Amidst the growing global consensus around a target of “zero” extreme poverty for 2030, there is renewed debate around the role of official development assistance (ODA) and how much will be required to achieve the goal. The ideal way to assess this question would be through country-specific, bottom-up costing assessments that account for general equilibrium price dynamics and allow for the possibility of shocks, whether positive (e.g., technology) or negative (e.g., conflict or fuel price spikes). In the absence of such rigorous scenario-based analysis, some back-of-the-envelope calculations help inform the approximate orders of magnitude of aid required.
Two conceptually distinct approaches can help inform deliberations on the issue:
- The first is to estimate the cost of essential services for extremely poor people and the amount of public expenditure required to finance them.
- The second is to estimate the dollar value of the extreme poverty gap, i.e., the amount of transfers theoretically required to bring each person in the world up to a living standard of $1.25 a day.
Essential Services Budget Gap
A budget gap for basic services can be estimated through some simple arithmetic.
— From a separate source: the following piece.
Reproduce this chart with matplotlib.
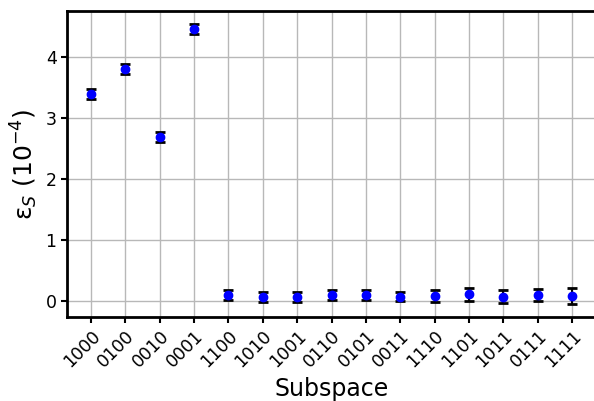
import numpy as np
import matplotlib
matplotlib.use('Agg')
import matplotlib.pyplot as plt

# subspace labels and measured eps_S (units of 1e-4)
subspaces = ['1000', '0100', '0010', '0001', '1100', '1010', '1001', '0110',
             '0101', '0011', '1110', '1101', '1011', '0111', '1111']
eps_vals = [3.39, 3.80, 2.69, 4.45, 0.10, 0.07, 0.07, 0.10,
            0.10, 0.075, 0.08, 0.11, 0.075, 0.10, 0.09]
eps_err = [0.08, 0.08, 0.08, 0.08, 0.08, 0.08, 0.08, 0.08,
           0.08, 0.08, 0.10, 0.10, 0.10, 0.10, 0.13]

plt.rcParams['font.family'] = 'DejaVu Sans'
plt.rcParams['mathtext.fontset'] = 'dejavusans'

fig = plt.figure(figsize=(5.94, 4.01), dpi=100)
ax = fig.add_axes([0.1128, 0.2095, 0.8906, 0.763])

x = np.arange(len(subspaces))
ax.errorbar(x, eps_vals, yerr=eps_err, fmt='o', color='blue', ms=6,
            ecolor='black', elinewidth=1.5, capsize=3.5, capthick=2, zorder=3)

ax.set_xlim(-0.7, 14.7)
ax.set_ylim(-0.26, 4.75)
ax.set_xticks(x)
ax.set_xticklabels(subspaces, rotation=45, ha='right', va='top', rotation_mode='anchor')
ax.set_yticks([0, 1, 2, 3, 4])
ax.tick_params(labelsize=12.5, width=1.5, length=4)
ax.grid(True, color='#b8b8b8', linewidth=1, zorder=0)
ax.set_axisbelow(True)
for s in ax.spines.values():
    s.set_linewidth(2)

ax.set_xlabel('Subspace', fontsize=17)
ax.set_ylabel('ε$_S$ (10$^{-4}$)', fontsize=18)

fig.savefig('out.png', dpi=100)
Assume the following:
(1) A full package of basic public services for health, education, infrastructure, agriculture and public administration costs $200 per capita per year, including roughly $100-140 for Millennium Development Goal-type public investments (in line with the bottom-up estimates of the U.N. Millennium Project, 2005).
(2) A low-income country with strong tax collection systems is able to mobilize 15 percent of gross domestic product (GDP) towards domestic government expenditures.
(3) The difference between each country’s per capita public expenditure requirements and national tax collection is covered by ODA. Thus, countries graduate from the need for basic service ODA when GDP per capita reaches $1,333 (=200/.15).
(4) All developing countries continue their 2005-2011 real per capita growth rates straight through to 2030.
(5) All developing countries are considered to have equal per capita merit in receiving ODA.
(6) Service delivery costs in fragile state contexts are the same as in other contexts.
Under this calculation, the basic service budget gap in 2012 works out to approximately $200 billion globally (in constant 2011 USD), roughly similar to today’s total aid flows from all sources, even if much less than all of today’s ODA is targeted to ensuring basic services for those living in extreme poverty.
Figure 1 shows the long-term trends in implied needs since 1990, alongside a calculation of current trajectories through to 2030. The estimated total need has dropped dramatically over the past two decades, declining nearly 40 percent over the past 10 years alone. However, the rate of decline is on course to slow down in the years after 2015, since a significant number of the poorest countries face a long road to crossing the $1,333 per capita income threshold. By 2030 the aggregate need figure is estimated to be roughly $125 billion (again in constant 2011 USD).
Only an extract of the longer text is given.